One day before Global Crossing executives meet with its bankruptcy judge,
reports surface of a potential winning bidder — long-time partner
Hutchinson Whampoa Ltd. and Singapore Technologies Telemedia Pte Ltd.

According to the Wall Street Journal, the Asian investment team is
almost a lock for majority ownership of the U.S.-based international
long-haul Internet provider. The two companies will reportedly take 62
percent of Global Crossing’s equity for approximately $500 million.

The price tag is much smaller than Hutchinson Whampoa and Singapore
Technologies original bid. In January, the two firms put in a $750
million bid
on majority ownership in Global Crossing. Both have a long
history with Global Crossing, notably through the carrier’s Asia Global
Crossing outfit.

John Legere, Global Crossing chief executive officer, has long said the
company’s problems have been a “balance sheet issue, not an operational
one.” If the reported Hutchinson-Singapore Technologies bid, which
involves less equity ownership, goes through, the money (roughly $12.55
billion) goes to the bankers and bondholder who invested in the company.

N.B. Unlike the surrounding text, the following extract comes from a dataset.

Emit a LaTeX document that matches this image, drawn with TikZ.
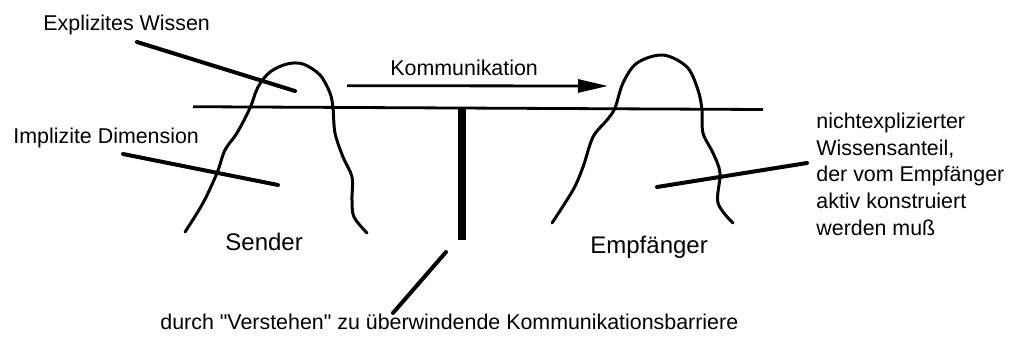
\documentclass[tikz,border=0pt]{standalone}
\usepackage{fontspec}
\setmainfont{Liberation Sans}[Ligatures=TeXOff]
\usetikzlibrary{arrows.meta}
\begin{document}
\begin{tikzpicture}[x=0.5pt,y=-0.5pt,
  lbl/.style={inner sep=0pt, anchor=base west, font=\fontsize{10.7pt}{13.35pt}\selectfont},
  biglbl/.style={inner sep=0pt, anchor=base west, font=\fontsize{12pt}{14pt}\selectfont},
  blob/.style={line width=1.5pt, line cap=round, line join=round},
  pointer/.style={line width=2pt, line cap=round},
  surface/.style={line width=1.4pt},
  barrier/.style={line width=4pt},
  flow/.style={line width=1.4pt, -{Triangle[length=15pt,width=6.5pt]}}]
\useasboundingbox (0,0) rectangle (1009,345);

% labels
\node[lbl] (expl) at (43,30.7) {Explizites Wissen};
\node[lbl] (impl) at (13,143) {Implizite Dimension};
\node[lbl] (komm) at (390,75) {Kommunikation};
\node[biglbl] (send) at (225,250) {Sender};
\node[biglbl] (empf) at (590,253) {Empfänger};
\node[lbl, anchor=north west, align=left] (rest) at (816,112.5)
  {nichtexplizierter\\Wissensanteil,\\der vom Empfänger\\aktiv konstruiert\\werden muß};
\node[lbl] (barr) at (160,329)
  {durch "Verstehen" zu überwindende Kommunikationsbarriere};

% pointer end points
\coordinate (explA) at (137,42);
\coordinate (explB) at (295,91);
\coordinate (implA) at (123,154);
\coordinate (implB) at (278,185);
\coordinate (restA) at (807,163);
\coordinate (restB) at (657,187);
\coordinate (barrA) at (393,313);
\coordinate (barrB) at (446,252);

% water surface and communication barrier
\coordinate (surfL) at (193,106.7);
\coordinate (surfR) at (763,109.5);
\coordinate (barTop) at (462,108);
\coordinate (barBot) at (462,240);
\draw[surface] (surfL) -- (surfR);
\draw[barrier] (barTop) -- (barBot);

% communication arrow
\coordinate (flowA) at (347,85.7);
\coordinate (flowB) at (608,86);
\draw[flow] (flowA) -- (flowB);

% sender iceberg
\draw[blob] plot[smooth, tension=0.55] coordinates {
  (185,232) (203,203) (217,173) (225,150) (237,133) (250,108) (258,87)
  (270,72) (287,64) (303,64) (320,75) (330,93) (333,108) (335,133)
  (343,157) (352,177) (352,200) (354,217) (367,233)};

% receiver iceberg
\draw[blob] plot[smooth, tension=0.55] coordinates {
  (552,223) (573,190) (583,167) (593,137) (607,120) (615,108) (623,83)
  (637,63) (663,55) (687,67) (698,90) (702,110) (703,133) (713,153)
  (720,173) (718,203) (733,223)};

% pointers
\draw[pointer] (explA) -- (explB);
\draw[pointer] (implA) -- (implB);
\draw[pointer] (restA) -- (restB);
\draw[pointer] (barrA) -- (barrB);
\end{tikzpicture}
\end{document}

Executives gave potential investors plenty of time to put in a bid on
Global Crossing’s business, but today’s market for telecom buyouts is slim
indeed
. Analysts said the only real potential bidders were U.S.
incumbents, who are facing tough economic conditions themselves these days.

For a time, Legere was mulling selling
off pieces
of non-core Global Crossing assets to shore up its
substantial debt, an option that would have left it focusing on its
international long-haul network.

Problem is, according to experts, there are plenty of fiber companies on
the auction block in the U.S. and foreign companies only want particular
routes overseas.

Companies are still signing on for Global Crossing services, despite the
financial uncertainties, maybe even because of the difficulties. For only
$1.2 million, InterAmericas Conferencing Company (ICCI) signed a two-year
contract with the carrier Tuesday.

Legere, happy to announce any good news on the eve of a bankruptcy ruling,
said the contract gives ICCI reservation-less conferencing in North and
South America, and toll-free services around the world.